Stampede Blamed on ‘Overcrowding’

    ALLAHABAD, INDIA - FEBRUARY 11: Hindu devotees cram as they board their train at Allahabad train station, the site of last nights stampede,  during the Maha Kumbh Mela on February 11, 2013 in Allahabad, India. According to a government sources report, at least 36 people died in a stampede on a stair case as a train was pulling up on the busiest day of the Maha Kumbh Mela, . The Maha Kumbh Mela, believed to be the largest religious gathering on earth, is held every 12 years on the banks of Sangam, the confluence of the holy rivers Ganga, Yamuna and the mythical Saraswati. The Kumbh Mela alternates between the cities of Nasik, Allahabad, Ujjain and Haridwar every three years. The Maha Kumbh Mela celebrated at the holy site of Sangam in Allahabad, is the largest and holiest, celebrated over 55 days, and is expected to attract over 100 million people. (Photo by Daniel Berehulak/Getty Images)

    Daniel Berehulak/Getty

    Indian officials said Monday that overcrowding was to blame for a deadly stampede a day earlier that killed 36 at a train station during the Kumbh Mela festival.

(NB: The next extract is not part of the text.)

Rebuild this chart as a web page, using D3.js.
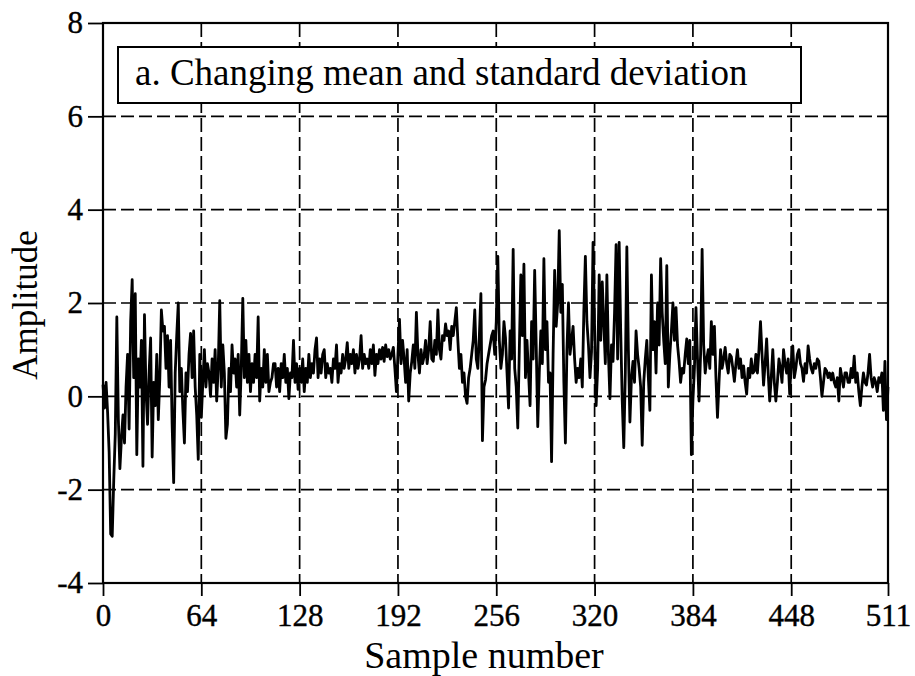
<!DOCTYPE html>
<html><head><meta charset="utf-8">
<script src="https://cdn.jsdelivr.net/npm/d3@7"></script>
<style>body{margin:0;background:#fff} svg{display:block}</style>
</head><body>
<svg id="c" width="915" height="676"></svg>
<script>
const values = [
 0.25,-0.25,0.3,-0.35,-1.2,-2.95,-3.0,-1.8,-0.8,1.7,-0.5,-1.55,-0.9,-0.4,-1.0,0.2,
 0.9,-0.7,1.6,2.5,0.4,2.2,-1.25,0.8,0.2,1.2,-1.5,1.75,0.1,-0.6,0.5,1.25,
 -1.3,0.3,-0.2,0.9,-0.5,0.4,1.85,1.4,1.5,0.6,1.3,0.2,1.2,-0.6,-1.85,0.5,
 1.3,2.0,0.1,0.6,-0.3,-1.0,0.5,0.1,0.9,1.35,0.4,1.4,0.2,-0.4,-1.35,0.9,
 -0.45,0.3,1.0,0.2,0.7,0.5,0.0,0.8,0.3,1.0,-0.1,0.6,2.05,0.2,1.1,0.5,
 -0.9,-0.6,0.6,0.1,1.1,0.5,0.8,0.2,0.9,-0.4,0.6,2.1,0.4,1.2,0.3,0.9,
 0.1,0.7,0.3,0.9,0.4,1.7,-0.1,0.6,0.2,1.0,0.3,0.9,0.1,0.3,0.4,0.7,
 0.7,0.2,0.6,0.1,0.7,0.4,0.9,0.3,0.6,-0.05,0.5,0.4,1.2,0.3,0.7,0.15,
 0.6,0.3,0.8,0.1,0.6,0.3,0.9,0.4,0.7,0.5,1.0,1.25,0.4,0.8,0.5,0.9,
 1.0,0.4,0.7,0.5,0.6,0.3,0.8,0.6,1.1,0.3,0.7,0.5,0.9,0.6,0.8,1.15,
 0.6,0.9,0.7,1.0,0.5,0.9,0.6,0.8,1.3,0.6,0.9,0.7,0.8,0.6,1.0,0.7,
 1.1,0.45,0.9,0.7,1.0,0.8,1.05,0.75,1.1,0.85,1.0,0.8,0.9,1.05,0.6,0.1,
 0.9,1.65,0.7,1.2,0.8,0.3,1.0,-0.1,0.5,0.75,1.1,0.6,1.8,0.9,0.5,1.0,
 0.7,0.85,1.2,0.7,1.0,1.6,0.8,0.75,1.2,0.9,1.85,1.0,0.8,1.3,1.2,1.55,
 1.3,1.4,1.0,1.5,1.3,1.6,1.9,1.2,0.6,0.9,0.3,0.5,0.0,-0.15,0.4,0.6,
 0.9,1.2,1.85,0.8,0.6,1.3,2.2,-0.95,0.2,0.35,0.7,0.9,1.1,1.3,1.4,0.9,
 1.6,3.0,1.2,0.6,0.9,1.6,1.25,0.5,-0.25,1.4,0.8,3.15,0.6,0.2,-0.68,1.0,
 2.6,1.3,2.83,0.4,1.2,0.5,-0.2,1.6,0.8,2.7,1.1,-0.65,0.5,1.4,0.7,2.95,
 1.0,1.6,0.3,0.5,-1.4,0.9,2.7,1.5,2.0,3.55,1.8,2.4,0.3,-1.0,1.0,2.0,
 0.9,1.2,1.5,0.8,0.3,0.6,0.4,0.8,0.2,1.8,3.0,1.6,1.1,0.4,0.95,3.3,
 1.5,-0.2,0.6,2.6,1.2,2.45,1.55,0.7,2.6,0.9,-0.05,1.1,0.75,1.8,3.25,0.8,
 3.3,1.4,-0.1,-1.1,0.5,3.2,1.0,-0.55,0.4,0.75,0.3,1.4,0.9,0.6,0.2,-1.05,
 0.3,0.8,1.2,0.4,-0.3,2.6,1.0,1.6,0.5,2.0,1.1,2.95,1.8,1.2,0.7,2.8,
 0.2,0.9,1.4,2.0,1.2,1.9,1.1,0.75,0.3,0.6,0.5,0.9,1.23,0.7,1.2,-1.25,
 -0.1,0.6,1.9,0.8,-0.1,0.9,3.15,1.1,0.5,0.8,1.0,0.6,1.6,0.9,1.5,0.4,
 -0.45,0.3,1.0,0.6,0.8,1.05,0.7,0.5,0.9,0.85,0.6,0.32,0.7,1.0,0.6,0.8,
 0.4,0.65,0.3,0.05,0.6,0.4,0.8,0.5,0.54,0.9,0.5,1.0,1.6,0.9,0.24,0.7,
 1.23,0.5,-0.1,0.4,1.0,0.3,-0.1,0.3,0.8,0.6,0.3,1.0,0.7,0.5,0.8,0.05,
 0.7,1.08,0.4,0.6,0.9,1.0,0.7,0.6,0.32,0.7,0.5,1.08,0.8,0.6,0.5,0.7,
 0.6,0.8,0.75,0.4,0.0,0.3,0.6,0.55,0.4,0.5,0.35,0.5,0.3,0.2,0.4,-0.1,
 0.6,0.4,0.2,0.5,0.5,0.3,0.3,0.6,0.4,0.86,0.3,0.5,0.1,-0.2,0.2,0.5,
 0.3,0.24,0.5,0.9,0.4,0.2,0.4,0.3,0.1,0.4,0.3,0.5,-0.3,0.75,-0.5,0.2
];
const xTicks = [0,64,128,192,256,320,384,448,511];
const yTicks = [-4,-2,0,2,4,6,8];
const titleText = "a. Changing mean and standard deviation";
const xLabel = "Sample number";
const yLabel = "Amplitude";

const svg = d3.select("#c");
const L = 103, R = 888, T = 23, B = 583;
const x = d3.scaleLinear().domain([0, 511]).range([L, R]);
const y = d3.scaleLinear().domain([-4, 8]).range([B, T]);
const font = "'Liberation Serif','Times New Roman',serif";

// dashed grid
svg.append("g").selectAll("line").data(yTicks.filter(d => d > -4 && d < 8)).join("line")
  .attr("x1", L).attr("x2", R).attr("y1", d => y(d)).attr("y2", d => y(d))
  .attr("stroke", "#000").attr("stroke-width", 1.7).attr("stroke-dasharray", "13,5");
svg.append("g").selectAll("line").data(xTicks.filter(d => d > 0 && d < 511)).join("line")
  .attr("y1", T).attr("y2", B).attr("x1", d => x(d)).attr("x2", d => x(d))
  .attr("stroke", "#000").attr("stroke-width", 1.7).attr("stroke-dasharray", "14,5");

// axes
const gy = svg.append("g").attr("transform", `translate(${L},0)`)
  .call(d3.axisLeft(y).tickValues(yTicks).tickSize(15).tickPadding(5).tickFormat(d => String(d)));
const gx = svg.append("g").attr("transform", `translate(0,${B})`)
  .call(d3.axisBottom(x).tickValues(xTicks).tickSize(13).tickPadding(8).tickFormat(d => String(d)));
[gx, gy].forEach(g => {
  g.select(".domain").remove();
  g.selectAll(".tick line").attr("stroke", "#000").attr("stroke-width", 1.8);
  g.selectAll(".tick text").attr("fill", "#000").attr("stroke", "#000").attr("stroke-width", 0.4)
    .style("font-family", font).style("font-size", "31px");
});

// frame
svg.append("rect").attr("x", L).attr("y", T).attr("width", R - L).attr("height", B - T)
  .attr("fill", "none").attr("stroke", "#000").attr("stroke-width", 2.2);

// data line
svg.append("path").datum(values)
  .attr("fill", "none").attr("stroke", "#000").attr("stroke-width", 2.8)
  .attr("stroke-linejoin", "round")
  .attr("d", d3.line().x((d, i) => x(i)).y(d => y(d)));

// title box
svg.append("rect").attr("x", 118).attr("y", 47).attr("width", 683).attr("height", 56)
  .attr("fill", "#fff").attr("stroke", "#000").attr("stroke-width", 2);
svg.append("text").attr("x", 135).attr("y", 85).text(titleText)
  .style("font-family", font).style("font-size", "37px").attr("fill", "#000");

// axis titles
svg.append("text").attr("x", 484).attr("y", 668).attr("text-anchor", "middle").text(xLabel)
  .style("font-family", font).style("font-size", "38px").attr("fill", "#000");
svg.append("text").attr("transform", "translate(37,305) rotate(-90)").attr("text-anchor", "middle").text(yLabel)
  .style("font-family", font).style("font-size", "35px").attr("fill", "#000");
</script>
</body></html>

The railway minister insisted “adequate arrangements” had been made for the festival, but too many people had crammed onto the platform, causing the stampede. At least 39 others were injured, and officials said many of the victims were women and children. Additional trains will be run Monday to get some of the people out of Allahabad, where the festival is taking place. The event, held every 12 years, is expected to bring 100 million bathers to the Sangam—the confluence of the Ganges, Yamuna, and mythical Saraswati rivers. The head of organizing the festival resigned, saying he was stepping down on “moral grounds.”